===== DATA =====
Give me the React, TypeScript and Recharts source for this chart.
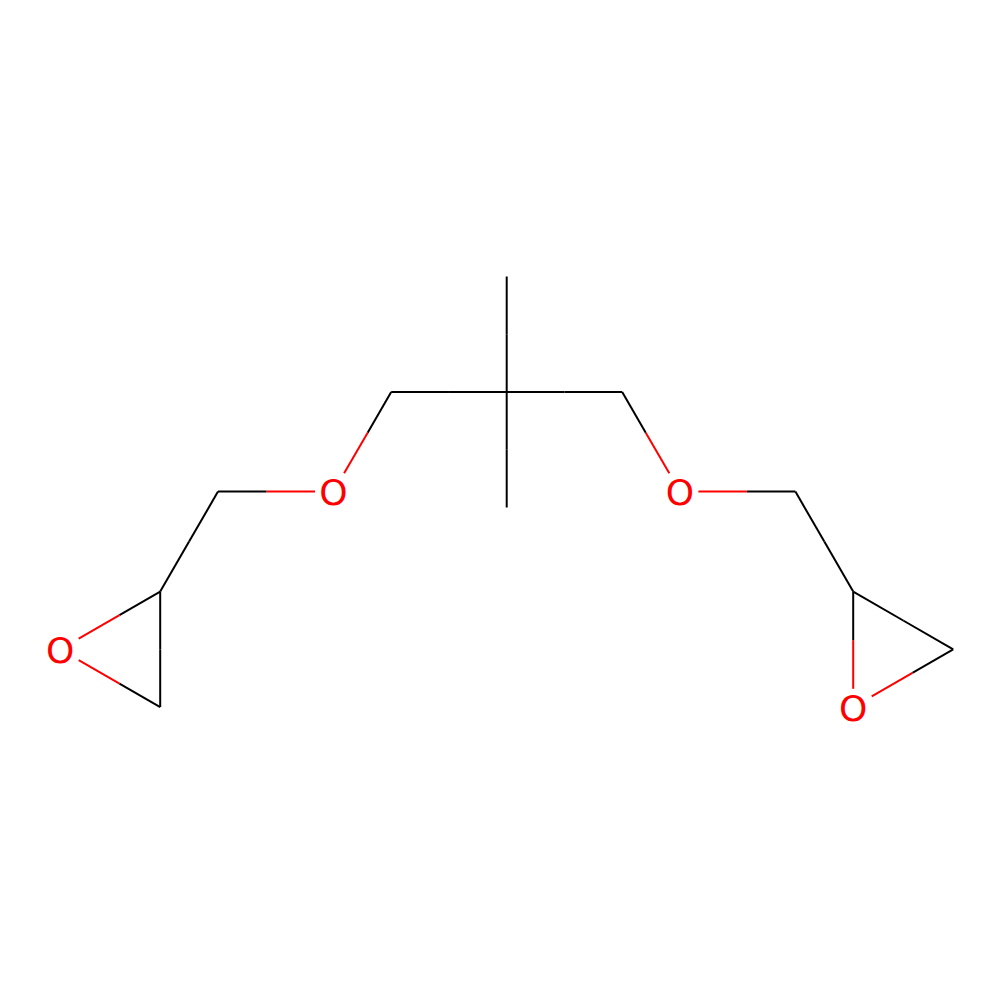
import React from "react";
import { ScatterChart, Scatter, XAxis, YAxis } from "recharts";

// Atom positions (drawing coordinates, y grows downward) and element symbols
const atomX = [506.7, 506.7, 506.7, 391.2, 622.2, 333.5, 679.9, 218.0, 795.4, 160.2, 60.2, 160.2, 853.2, 953.2, 853.2];
const atomY = [392.0, 276.5, 507.5, 392.0, 392.0, 491.6, 491.6, 491.6, 491.6, 591.6, 649.4, 707.1, 591.6, 649.4, 707.1];
const atomElement = ["C", "C", "C", "C", "C", "O", "O", "C", "C", "C", "O", "C", "C", "C", "O"];

// Bonds as pairs of atom indices
const bondFrom = [0, 0, 0, 0, 3, 4, 5, 6, 7, 9, 10, 11, 8, 12, 13, 14];
const bondTo = [1, 2, 3, 4, 5, 6, 7, 8, 9, 10, 11, 9, 12, 13, 14, 12];

const elementColor: Record<string, string> = { C: "#000000", O: "#FF0000" };
const LABEL_HW = 18.5;
const LABEL_HH = 18.3;

type Pt = { x: number; y: number };

function clipToLabel(from: Pt, at: Pt): Pt {
  // move endpoint 'at' toward 'from' until it leaves the label box
  const dx = from.x - at.x;
  const dy = from.y - at.y;
  const tx = dx === 0 ? Infinity : LABEL_HW / Math.abs(dx);
  const ty = dy === 0 ? Infinity : LABEL_HH / Math.abs(dy);
  const t = Math.min(tx, ty);
  return { x: at.x + dx * t, y: at.y + dy * t };
}

const segments: { pts: Pt[]; color: string }[] = [];
bondFrom.forEach((a, i) => {
  const b = bondTo[i];
  let p: Pt = { x: atomX[a], y: atomY[a] };
  let q: Pt = { x: atomX[b], y: atomY[b] };
  const la = atomElement[a] !== "C";
  const lb = atomElement[b] !== "C";
  const p0 = p;
  if (la) p = clipToLabel(q, p0);
  if (lb) q = clipToLabel(p0, q);
  const m = { x: (p.x + q.x) / 2, y: (p.y + q.y) / 2 };
  segments.push({ pts: [p, m], color: elementColor[atomElement[a]] });
  segments.push({ pts: [m, q], color: elementColor[atomElement[b]] });
});

const labelAtoms = atomElement
  .map((el, i) => ({ x: atomX[i], y: atomY[i], el }))
  .filter((d) => d.el !== "C");

const Empty = () => <g />;

const LabelShape = (props: any) => {
  const { cx, cy, payload } = props;
  return (
    <text
      x={cx}
      y={cy + 13.5}
      textAnchor="middle"
      fontFamily="DejaVu Sans"
      fontSize={36}
      fill={elementColor[payload.el]}
    >
      {payload.el}
    </text>
  );
};

export default function App() {
  return (
    <div style={{ position: "absolute", left: 0, top: 0, width: 1000, height: 1000, background: "#fff" }}>
      <ScatterChart width={1000} height={1000} margin={{ top: 0, right: 0, bottom: 0, left: 0 }}>
        <XAxis type="number" dataKey="x" domain={[0, 1000]} hide allowDataOverflow />
        <YAxis type="number" dataKey="y" domain={[0, 1000]} reversed hide allowDataOverflow width={0} />
        {segments.map((s, i) => (
          <Scatter
            key={i}
            data={s.pts}
            line={{ stroke: s.color, strokeWidth: 2 }}
            shape={Empty}
            isAnimationActive={false}
          />
        ))}
        <Scatter data={labelAtoms} shape={LabelShape} isAnimationActive={false} />
      </ScatterChart>
    </div>
  );
}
=====
THE PROBLEM> Reproduce the whole listing above word for word, but not its pictures.

FULL ANSWER>
Give me the React, TypeScript and Recharts source for this chart.
import React from "react";
import { ScatterChart, Scatter, XAxis, YAxis } from "recharts";

// Atom positions (drawing coordinates, y grows downward) and element symbols
const atomX = [506.7, 506.7, 506.7, 391.2, 622.2, 333.5, 679.9, 218.0, 795.4, 160.2, 60.2, 160.2, 853.2, 953.2, 853.2];
const atomY = [392.0, 276.5, 507.5, 392.0, 392.0, 491.6, 491.6, 491.6, 491.6, 591.6, 649.4, 707.1, 591.6, 649.4, 707.1];
const atomElement = ["C", "C", "C", "C", "C", "O", "O", "C", "C", "C", "O", "C", "C", "C", "O"];

// Bonds as pairs of atom indices
const bondFrom = [0, 0, 0, 0, 3, 4, 5, 6, 7, 9, 10, 11, 8, 12, 13, 14];
const bondTo = [1, 2, 3, 4, 5, 6, 7, 8, 9, 10, 11, 9, 12, 13, 14, 12];

const elementColor: Record<string, string> = { C: "#000000", O: "#FF0000" };
const LABEL_HW = 18.5;
const LABEL_HH = 18.3;

type Pt = { x: number; y: number };

function clipToLabel(from: Pt, at: Pt): Pt {
  // move endpoint 'at' toward 'from' until it leaves the label box
  const dx = from.x - at.x;
  const dy = from.y - at.y;
  const tx = dx === 0 ? Infinity : LABEL_HW / Math.abs(dx);
  const ty = dy === 0 ? Infinity : LABEL_HH / Math.abs(dy);
  const t = Math.min(tx, ty);
  return { x: at.x + dx * t, y: at.y + dy * t };
}

const segments: { pts: Pt[]; color: string }[] = [];
bondFrom.forEach((a, i) => {
  const b = bondTo[i];
  let p: Pt = { x: atomX[a], y: atomY[a] };
  let q: Pt = { x: atomX[b], y: atomY[b] };
  const la = atomElement[a] !== "C";
  const lb = atomElement[b] !== "C";
  const p0 = p;
  if (la) p = clipToLabel(q, p0);
  if (lb) q = clipToLabel(p0, q);
  const m = { x: (p.x + q.x) / 2, y: (p.y + q.y) / 2 };
  segments.push({ pts: [p, m], color: elementColor[atomElement[a]] });
  segments.push({ pts: [m, q], color: elementColor[atomElement[b]] });
});

const labelAtoms = atomElement
  .map((el, i) => ({ x: atomX[i], y: atomY[i], el }))
  .filter((d) => d.el !== "C");

const Empty = () => <g />;

const LabelShape = (props: any) => {
  const { cx, cy, payload } = props;
  return (
    <text
      x={cx}
      y={cy + 13.5}
      textAnchor="middle"
      fontFamily="DejaVu Sans"
      fontSize={36}
      fill={elementColor[payload.el]}
    >
      {payload.el}
    </text>
  );
};

export default function App() {
  return (
    <div style={{ position: "absolute", left: 0, top: 0, width: 1000, height: 1000, background: "#fff" }}>
      <ScatterChart width={1000} height={1000} margin={{ top: 0, right: 0, bottom: 0, left: 0 }}>
        <XAxis type="number" dataKey="x" domain={[0, 1000]} hide allowDataOverflow />
        <YAxis type="number" dataKey="y" domain={[0, 1000]} reversed hide allowDataOverflow width={0} />
        {segments.map((s, i) => (
          <Scatter
            key={i}
            data={s.pts}
            line={{ stroke: s.color, strokeWidth: 2 }}
            shape={Empty}
            isAnimationActive={false}
          />
        ))}
        <Scatter data={labelAtoms} shape={LabelShape} isAnimationActive={false} />
      </ScatterChart>
    </div>
  );
}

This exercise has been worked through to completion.